Ao longo da investigação, os autores encontraram mesmo verdadeiras dinastias de artistas locais que moldaram os arquétipos gerais às tradições da terra: "Trata-se de outra forma de expressar a identidade alentejana, com resultados brilhantes. Isto leva a repensar, de maneira estratégica, as relações culturais e artísticas entre o centro e as periferias. Há casos em que uma periferia se converte num centro de primeira magnitude..." A estas abordagens artísticas corresponde, em muitos casos, um pensamento próprio: "Encontrámos correntes do pensamento religioso, frequentemente alimentadas por personalidades dotadas de assinalável magnetismo, muito influentes do ponto de vista social."

Ao longo destes três volumes, estão reunidos muitos documentos escritos, iconográficos, cartográficos ou fotográficos até aqui inéditos.

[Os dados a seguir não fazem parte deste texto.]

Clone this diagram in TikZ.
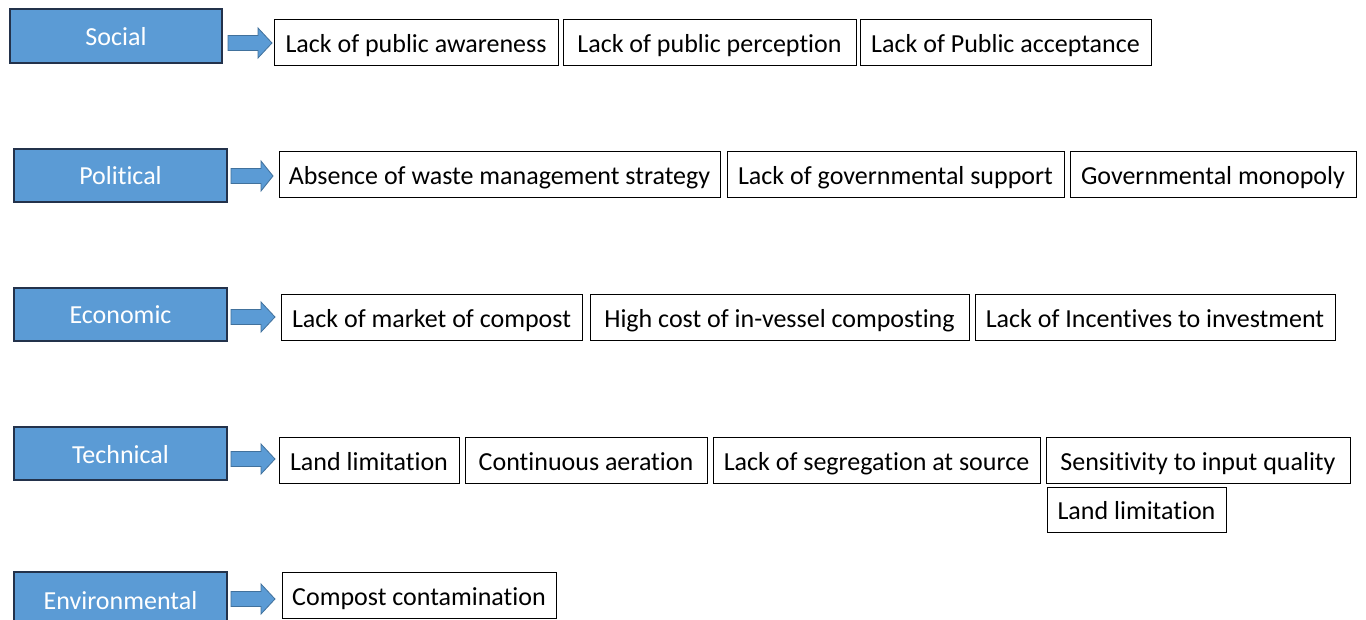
\documentclass[tikz,border=0pt]{standalone}
\usepackage{fontspec}
\setmainfont[Ligatures=NoCommon]{Carlito}
\definecolor{blu}{RGB}{91,155,213}
\definecolor{bluedge}{RGB}{35,50,75}
\definecolor{arredge}{RGB}{65,113,156}
\tikzset{
 cat/.style={draw=bluedge, line width=1.3pt, fill=blu, text=white, font=\fontsize{26}{30}\selectfont, inner sep=0pt, text height=24pt, text depth=5pt},
 item/.style={draw=black, line width=1pt, fill=white, font=\fontsize{26}{30}\selectfont, inner sep=0pt, text height=24pt, text depth=4pt},
 barrow/.style={draw=arredge, line width=0.8pt, fill=blu}
}
\newcommand{\bx}[7]{\node[#6, minimum width={(#4-#2)*1pt}, minimum height={(#5-#3)*1pt}] (#1) at ({(#2+#4)/2},{(#3+#5)/2}) {#7};}
\newcommand{\farrow}[3]{\draw[barrow] (#1,#3) ++(0,-7.5) -- ++(30,0) -- ++(0,-7.5) -- ++(#2-#1-30,15) -- ++(-#2+#1+30,15) -- ++(0,-7.5) -- ++(-30,0) -- cycle;}
\begin{document}
\begin{tikzpicture}[x=1pt,y=-1pt]
\clip (0,0) rectangle (1366,620);
\useasboundingbox (0,0) rectangle (1366,620);
\fill[white] (0,0) rectangle (1366,620);
% Social
\bx{soc}{10}{9}{222}{63}{cat}{Social}
\bx{s1}{274}{20}{558}{66}{item}{Lack of public awareness}
\bx{s2}{563}{20}{856}{66}{item}{Lack of public perception}
\bx{s3}{860}{20}{1151}{66}{item}{Lack of Public acceptance}
\farrow{228}{272}{43}
% Political
\bx{pol}{14}{149}{227}{202}{cat}{Political}
\bx{p1}{279}{152}{720}{198}{item}{Absence of waste management strategy}
\bx{p2}{727}{152}{1064}{198}{item}{Lack of governmental support}
\bx{p3}{1070}{152}{1356}{198}{item}{Governmental monopoly}
\farrow{231}{273}{176}
% Economic
\bx{eco}{14}{288}{227}{341}{cat}{Economic}
\bx{e1}{281}{295}{582}{341}{item}{Lack of market of compost}
\bx{e2}{590}{295}{969}{341}{item}{High cost of in-vessel composting}
\bx{e3}{975}{295}{1335}{341}{item}{Lack of Incentives to investment}
\farrow{231}{275}{317}
% Technical
\bx{tec}{14}{427}{227}{480}{cat}{Technical}
\bx{t1}{279}{437}{459}{483}{item}{Land limitation}
\bx{t2}{465}{437}{707}{483}{item}{Continuous aeration}
\bx{t3}{713}{437}{1040}{483}{item}{Lack of segregation at source}
\bx{t4}{1046}{437}{1350}{483}{item}{Sensitivity to input quality}
\bx{t5}{1047}{487}{1226}{532}{item}{Land limitation}
\farrow{231}{275}{459}
% Environmental
\bx{env}{14}{572}{227}{628}{cat}{Environmental}
\bx{v1}{282}{572}{556}{618}{item}{Compost contamination}
\farrow{231}{275}{599}
\end{tikzpicture}
\end{document}
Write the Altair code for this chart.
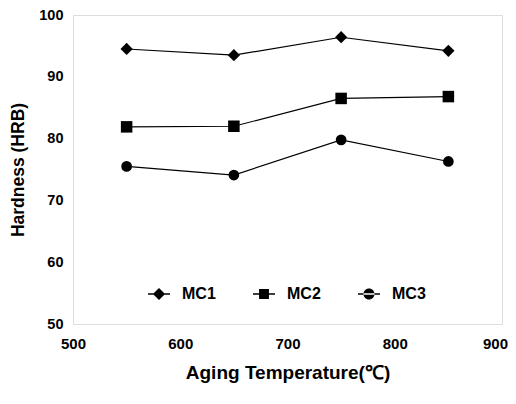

Ficamos a saber, como vimos, que, em romagem à Terra Santa, Ricardo, Coração de Leão e sua armada (porque, em boa verdade, um rei de Inglaterra jamais seria um romeiro isolado) aqui se detiveram, mas também que Afonso X de Castela, dito o sábio, invocou um milagre de Nossa Senhora nas suas cantigas de Santa Maria. Ouvimos lendas ancestrais, passadas de geração em geração. O segredo, dizem os autores, é a disponibilidade, humildade e solidariedade com que interpelam as fontes. "A arrogância e o preconceito são adversários irredutíveis da investigação, sobretudo nas diferentes áreas das ciências humanas e sociais."